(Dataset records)

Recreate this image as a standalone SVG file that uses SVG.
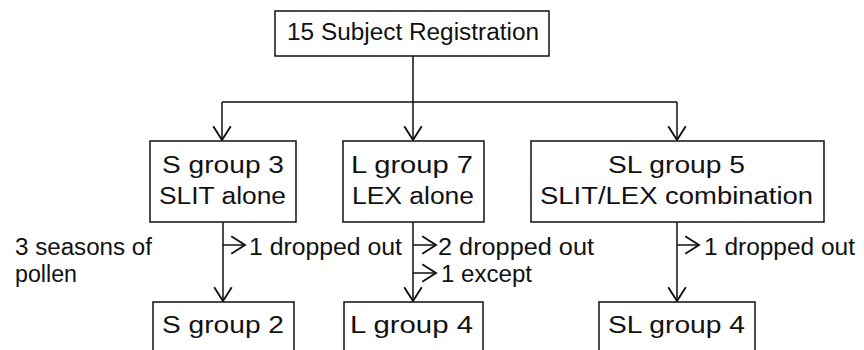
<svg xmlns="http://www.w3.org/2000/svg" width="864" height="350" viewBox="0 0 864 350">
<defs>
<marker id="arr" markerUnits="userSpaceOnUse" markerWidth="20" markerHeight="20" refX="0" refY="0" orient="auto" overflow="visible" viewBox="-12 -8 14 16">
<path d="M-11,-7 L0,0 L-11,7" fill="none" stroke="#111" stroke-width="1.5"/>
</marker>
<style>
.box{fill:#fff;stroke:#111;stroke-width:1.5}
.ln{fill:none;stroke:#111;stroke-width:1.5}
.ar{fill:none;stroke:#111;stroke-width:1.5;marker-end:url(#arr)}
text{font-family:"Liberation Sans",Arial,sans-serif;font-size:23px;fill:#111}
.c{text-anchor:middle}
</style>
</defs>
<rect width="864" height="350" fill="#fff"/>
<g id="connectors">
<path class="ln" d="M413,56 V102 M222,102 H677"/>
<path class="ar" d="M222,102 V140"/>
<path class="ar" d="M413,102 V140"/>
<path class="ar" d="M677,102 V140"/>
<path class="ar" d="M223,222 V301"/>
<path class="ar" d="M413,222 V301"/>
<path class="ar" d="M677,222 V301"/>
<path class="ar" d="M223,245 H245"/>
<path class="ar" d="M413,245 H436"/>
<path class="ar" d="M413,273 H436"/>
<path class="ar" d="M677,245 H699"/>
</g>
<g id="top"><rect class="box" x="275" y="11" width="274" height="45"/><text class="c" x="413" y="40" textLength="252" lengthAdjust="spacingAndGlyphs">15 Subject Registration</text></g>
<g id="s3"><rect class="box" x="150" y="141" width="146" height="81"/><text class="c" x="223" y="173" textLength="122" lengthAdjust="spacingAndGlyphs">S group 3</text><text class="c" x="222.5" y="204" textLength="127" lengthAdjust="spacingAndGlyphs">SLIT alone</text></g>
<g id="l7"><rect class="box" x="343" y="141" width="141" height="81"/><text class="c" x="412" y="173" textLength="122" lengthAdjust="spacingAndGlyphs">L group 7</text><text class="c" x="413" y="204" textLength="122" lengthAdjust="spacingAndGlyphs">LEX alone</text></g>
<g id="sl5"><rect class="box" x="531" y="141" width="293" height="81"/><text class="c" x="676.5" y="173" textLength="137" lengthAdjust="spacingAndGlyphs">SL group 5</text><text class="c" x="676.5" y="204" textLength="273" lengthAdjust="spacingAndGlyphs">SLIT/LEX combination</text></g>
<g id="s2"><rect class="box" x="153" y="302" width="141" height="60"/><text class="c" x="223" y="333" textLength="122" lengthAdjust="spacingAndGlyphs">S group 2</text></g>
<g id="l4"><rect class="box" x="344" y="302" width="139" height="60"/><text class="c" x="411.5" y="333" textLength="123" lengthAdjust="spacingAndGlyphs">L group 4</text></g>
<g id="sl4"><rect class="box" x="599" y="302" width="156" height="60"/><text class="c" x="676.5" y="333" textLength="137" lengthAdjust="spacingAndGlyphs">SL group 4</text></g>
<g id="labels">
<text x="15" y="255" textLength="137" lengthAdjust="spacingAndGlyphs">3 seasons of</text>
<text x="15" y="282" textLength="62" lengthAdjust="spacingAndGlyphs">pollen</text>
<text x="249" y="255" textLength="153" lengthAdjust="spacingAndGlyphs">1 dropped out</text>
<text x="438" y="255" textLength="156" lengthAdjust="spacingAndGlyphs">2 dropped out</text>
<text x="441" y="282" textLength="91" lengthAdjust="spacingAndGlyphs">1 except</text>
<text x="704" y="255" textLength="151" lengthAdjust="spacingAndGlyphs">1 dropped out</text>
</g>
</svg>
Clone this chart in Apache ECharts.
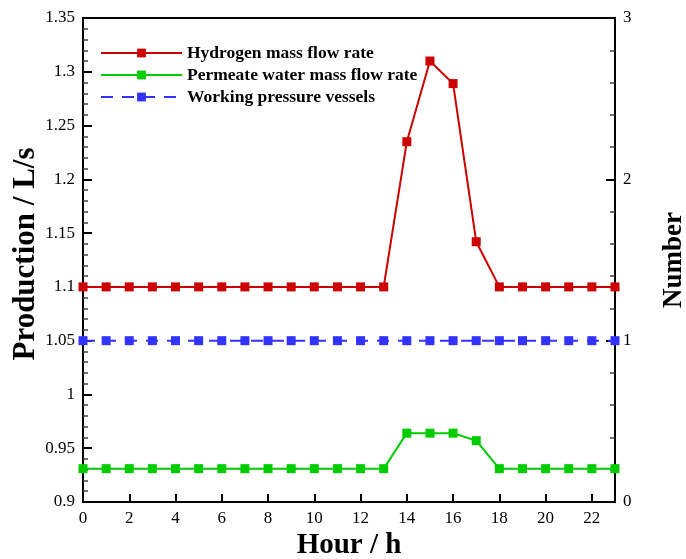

(Task to carry out)
Each line of the data is to be duplicated exactly; pictures stay out of the copy.

(Task result)
Recreate this image as a standalone SVG file that uses SVG.
<svg xmlns="http://www.w3.org/2000/svg" width="864" height="350" viewBox="0 0 864 350">
<defs>
<marker id="arr" markerUnits="userSpaceOnUse" markerWidth="20" markerHeight="20" refX="0" refY="0" orient="auto" overflow="visible" viewBox="-12 -8 14 16">
<path d="M-11,-7 L0,0 L-11,7" fill="none" stroke="#111" stroke-width="1.5"/>
</marker>
<style>
.box{fill:#fff;stroke:#111;stroke-width:1.5}
.ln{fill:none;stroke:#111;stroke-width:1.5}
.ar{fill:none;stroke:#111;stroke-width:1.5;marker-end:url(#arr)}
text{font-family:"Liberation Sans",Arial,sans-serif;font-size:23px;fill:#111}
.c{text-anchor:middle}
</style>
</defs>
<rect width="864" height="350" fill="#fff"/>
<g id="connectors">
<path class="ln" d="M413,56 V102 M222,102 H677"/>
<path class="ar" d="M222,102 V140"/>
<path class="ar" d="M413,102 V140"/>
<path class="ar" d="M677,102 V140"/>
<path class="ar" d="M223,222 V301"/>
<path class="ar" d="M413,222 V301"/>
<path class="ar" d="M677,222 V301"/>
<path class="ar" d="M223,245 H245"/>
<path class="ar" d="M413,245 H436"/>
<path class="ar" d="M413,273 H436"/>
<path class="ar" d="M677,245 H699"/>
</g>
<g id="top"><rect class="box" x="275" y="11" width="274" height="45"/><text class="c" x="413" y="40" textLength="252" lengthAdjust="spacingAndGlyphs">15 Subject Registration</text></g>
<g id="s3"><rect class="box" x="150" y="141" width="146" height="81"/><text class="c" x="223" y="173" textLength="122" lengthAdjust="spacingAndGlyphs">S group 3</text><text class="c" x="222.5" y="204" textLength="127" lengthAdjust="spacingAndGlyphs">SLIT alone</text></g>
<g id="l7"><rect class="box" x="343" y="141" width="141" height="81"/><text class="c" x="412" y="173" textLength="122" lengthAdjust="spacingAndGlyphs">L group 7</text><text class="c" x="413" y="204" textLength="122" lengthAdjust="spacingAndGlyphs">LEX alone</text></g>
<g id="sl5"><rect class="box" x="531" y="141" width="293" height="81"/><text class="c" x="676.5" y="173" textLength="137" lengthAdjust="spacingAndGlyphs">SL group 5</text><text class="c" x="676.5" y="204" textLength="273" lengthAdjust="spacingAndGlyphs">SLIT/LEX combination</text></g>
<g id="s2"><rect class="box" x="153" y="302" width="141" height="60"/><text class="c" x="223" y="333" textLength="122" lengthAdjust="spacingAndGlyphs">S group 2</text></g>
<g id="l4"><rect class="box" x="344" y="302" width="139" height="60"/><text class="c" x="411.5" y="333" textLength="123" lengthAdjust="spacingAndGlyphs">L group 4</text></g>
<g id="sl4"><rect class="box" x="599" y="302" width="156" height="60"/><text class="c" x="676.5" y="333" textLength="137" lengthAdjust="spacingAndGlyphs">SL group 4</text></g>
<g id="labels">
<text x="15" y="255" textLength="137" lengthAdjust="spacingAndGlyphs">3 seasons of</text>
<text x="15" y="282" textLength="62" lengthAdjust="spacingAndGlyphs">pollen</text>
<text x="249" y="255" textLength="153" lengthAdjust="spacingAndGlyphs">1 dropped out</text>
<text x="438" y="255" textLength="156" lengthAdjust="spacingAndGlyphs">2 dropped out</text>
<text x="441" y="282" textLength="91" lengthAdjust="spacingAndGlyphs">1 except</text>
<text x="704" y="255" textLength="151" lengthAdjust="spacingAndGlyphs">1 dropped out</text>
</g>
</svg>
Clone this chart in Apache ECharts.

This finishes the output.